Italian Perspectives                                             
by Sandra Giovanna Giacomazzi 

Cronaca di un'americana al Congresso Radicale (Libero, 7/02)

Sono un’americana che vive da tanti anni in Italia.  Pur non condividendo tutte le idee che i Radicali promuovono, ho deciso di partecipare al loro Congresso a Roma la settimana scorsa per tanti motivi di cui due sono:  Perché sono diventata un’assiduissima ascoltatrice di Radio Radicale e non saprei più vivere senza Massimo Bordin e la sua Stampa e Regime tutte le mattine e perché il tema principale di questo Congresso avrebbe dovuto essere “Le riforme americana, delle istituzioni, dell’economia e della giustizia.”  Dico “avrebbe dovuto essere” perché di fatto di questo tema naturalmente non se ne è parlato se non di striscio o di sfuggita.  Dico poi “naturalmente” perché a ragion veduta, mi accorgo che era la mia ignoranza ed ingenuità a dettare la mia aspettativa che si sarebbe parlato in modo esauriente di questo tema.
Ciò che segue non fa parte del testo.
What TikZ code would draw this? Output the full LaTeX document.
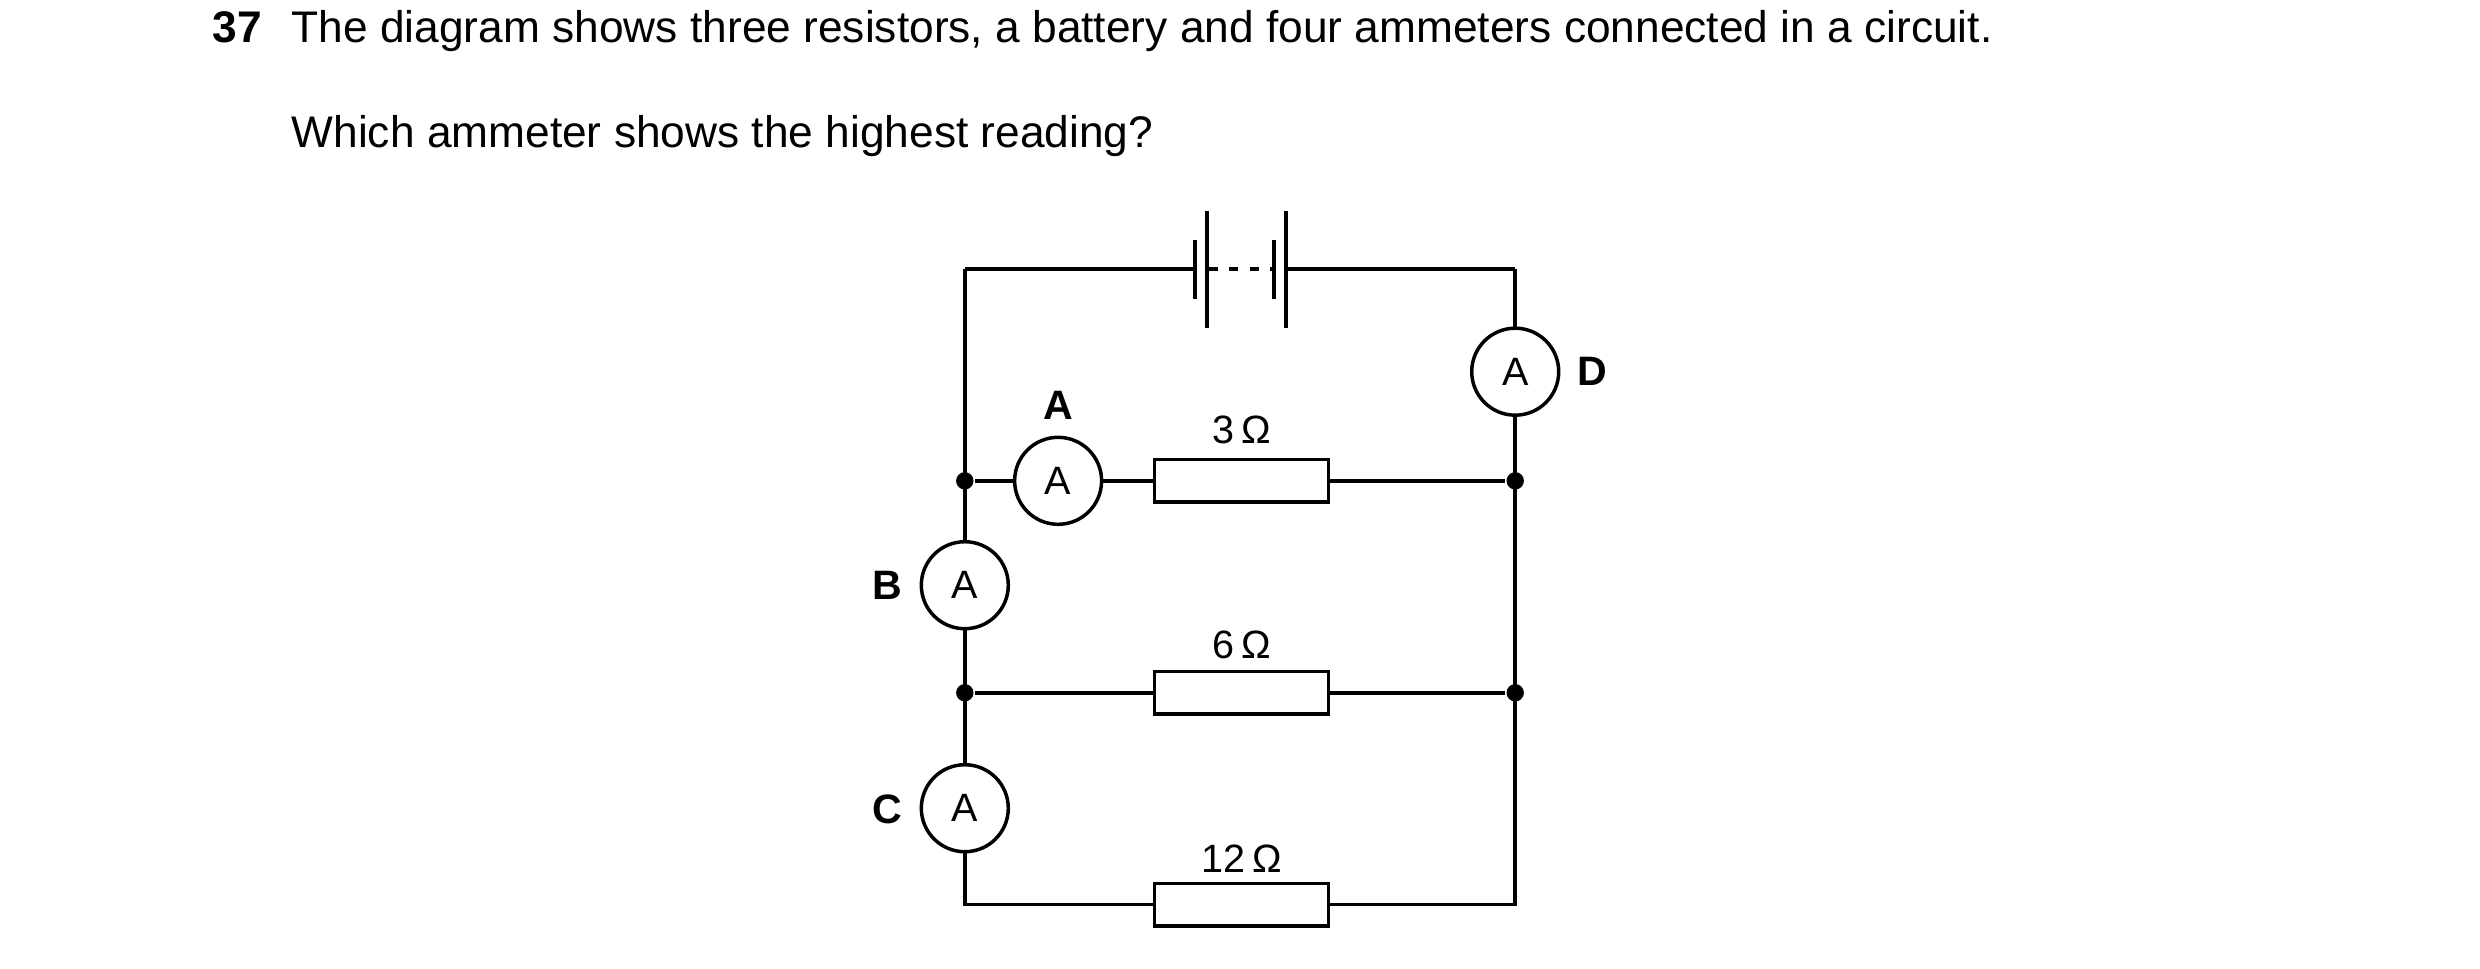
\documentclass[tikz,border=0pt]{standalone}
\usepackage{fontspec}
\setmainfont{Liberation Sans}
\begin{document}
\begin{tikzpicture}[x=1pt,y=-1pt,line width=2.2pt,
  amm/.style={circle,draw,fill=white,minimum size=55pt,inner sep=0pt,font=\fontsize{25}{30}\selectfont},
  res/.style={rectangle,draw,fill=white,minimum width=110pt,minimum height=27pt,inner sep=0pt},
  lab/.style={font=\fontsize{26}{30}\selectfont\bfseries},
  val/.style={font=\fontsize{25}{30}\selectfont},
  dot/.style={circle,fill,inner sep=0pt,minimum size=11pt}]
\useasboundingbox (0,0) rectangle (1568,612.6);
\node[anchor=base west,font=\fontsize{28}{32}\selectfont\bfseries] (q) at (130,27) {37};
\node[anchor=base west,font=\fontsize{28}{32}\selectfont] (t1) at (180,27) {The diagram shows three resistors, a battery and four ammeters connected in a circuit.};
\node[anchor=base west,font=\fontsize{28}{32}\selectfont] (t2) at (180,93) {Which ammeter shows the highest reading?};
% corners
\coordinate (tl) at (610,170); \coordinate (tr) at (958,170);
\coordinate (bl) at (610,572); \coordinate (br) at (958,572);
\node[dot] (j1l) at (610,304) {}; \node[dot] (j1r) at (958,304) {};
\node[dot] (j2l) at (610,438) {}; \node[dot] (j2r) at (958,438) {};
% battery
\coordinate (b1) at (755.6,170); \coordinate (b4) at (813.1,170);
\draw (tl) -- (b1); \draw (b4) -- (tr);
\draw (755.6,151.7) -- (755.6,189);
\draw (763.1,133.4) -- (763.1,207.4);
\draw (805.5,151.7) -- (805.5,189);
\draw (813.1,133.4) -- (813.1,207.4);
\draw[dash pattern=on 6pt off 7pt] (764,170) -- (805,170);
% wires
\draw (tl) -- (bl) -- (br) -- (tr);
\draw (j1l) -- (j1r);
\draw (j2l) -- (j2r);
% components
\node[amm] (D) at (958,235) {A}; \node[lab] (Dl) at (1007,235) {D};
\node[amm] (A) at (669,304) {A}; \node[lab] (Al) at (669,256) {A};
\node[amm] (B) at (610,370) {A}; \node[lab] (Bl) at (561,370) {B};
\node[amm] (C) at (610,511) {A}; \node[lab] (Cl) at (561,512) {C};
\node[res] (R1) at (785,304) {}; \node[val] (R1l) at (785,272) {3\,Ω};
\node[res] (R2) at (785,438) {}; \node[val] (R2l) at (785,408) {6\,Ω};
\node[res] (R3) at (785,572) {}; \node[val] (R3l) at (785,543) {12\,Ω};
\end{tikzpicture}
\end{document}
Invece il Congresso è stato sequestrato dai digiuni di Pannella, dalla preoccupazione per lo stato della sua salute, e dai puntualissimi bollettini medici in cui ogni dato di analisi corporea veniva comincato ai congressisti insieme alla previsione della sua morte imminente.

Io non condivido quest’ultima causa di Pannella.  Trovo assurdo e inutile lo sforzo che sta facendo.  All’Italia non serve un Marco, morto, moribondo, o in ospedale.  Con la sua Satyagraha, lui vorebbe imporre il rispetto della legalità.  Il problema è che il rispetto non è una cosa che si possa imporre, è qualcosa che va guadagnato.  L’ultimo suo sciopero della sete, ha riportato la legalità alla Consulta con, però, un risultato però ben diverso da quello che almeno io auspicavo.  Non credo che succederebbe diversamente con i mancati seggi alla Camera.  Anzi, se rischiamo di pagare 13 stipendi a persone che non corrispondono alla volontà del popolo, dico:  “Lasciamo perdere.  Viva, per il momento, l’illegalità.  È una causa, un’istituzione che non merita il suo sacrificio.  Piuttosto, che si facciano appunto sul serio le riforme che la renderanno degna.”

Pannella ci sta proprio rompendo con questo concetto di sacrosanta legalità.  In tanto il Partito Radicale non è un partito, ma un culto con una capacità calamitica di attrarre ogni eccentricità di questo mondo.  Non avevo mai visto una concentrazione così alta di pazzi timbrati, tesserati, autenticissimi, simpatici e anche lucidi.  La democrazia nel Partito Radicale consiste nel fatto che chiunque può prendere il microfono ed esprimersi su quel che gli pare.  Ho sentito ogni genere di teoria di cospirazione, complesso persecutorio, e una moltitudine di ossessioni monotematiche.

Ma nonostante la libertà di parola, Marco Pannella non è un democratico, è un despota, un guru, un padre padrone col complesso della mamma italiana che fa di tutto per non permettere ai suoi piccini di volare con le proprie ali.  Solo che lì c’è un covo di aquile, belli e brillanti, ai quali il nido sta stretto.

Al Congresso è nei corridoi che si scopre che non ci sono solo i Yes Men, che si respira aria di conflittualità, che si conoscono i sani animali politici che vorrebbero governare e non solo parlare.  Ma il Partito Radicale è una scuola ed un laboratorio di oratoria.  Con Marco non si governerà mai.  Ha avuto più occasioni e le ha rifiutate.  Se le avesse accettate avrebbe potuto usare i suoi 20-30 deputati in parlamento per risolvere il problema dei seggi vacanti, se proprio ci teneva tanto.  Ma lui non vuole operare da dentro il sistema.  Come Arafat ha sempre usato qualunque pretesto per non formare uno stato palestinese, Pannella ha trovato qualsiasi scusa per non collaborare per governare.  Evidentemente non sono ruoli che gli competano; preferiscono agire da outsiders.  Il problema per i Radicali che vorrebbero fare e non solo dire è che:  I Radicali con Pannella: non fanno; Ma i Radicali senza Pannella: non sono.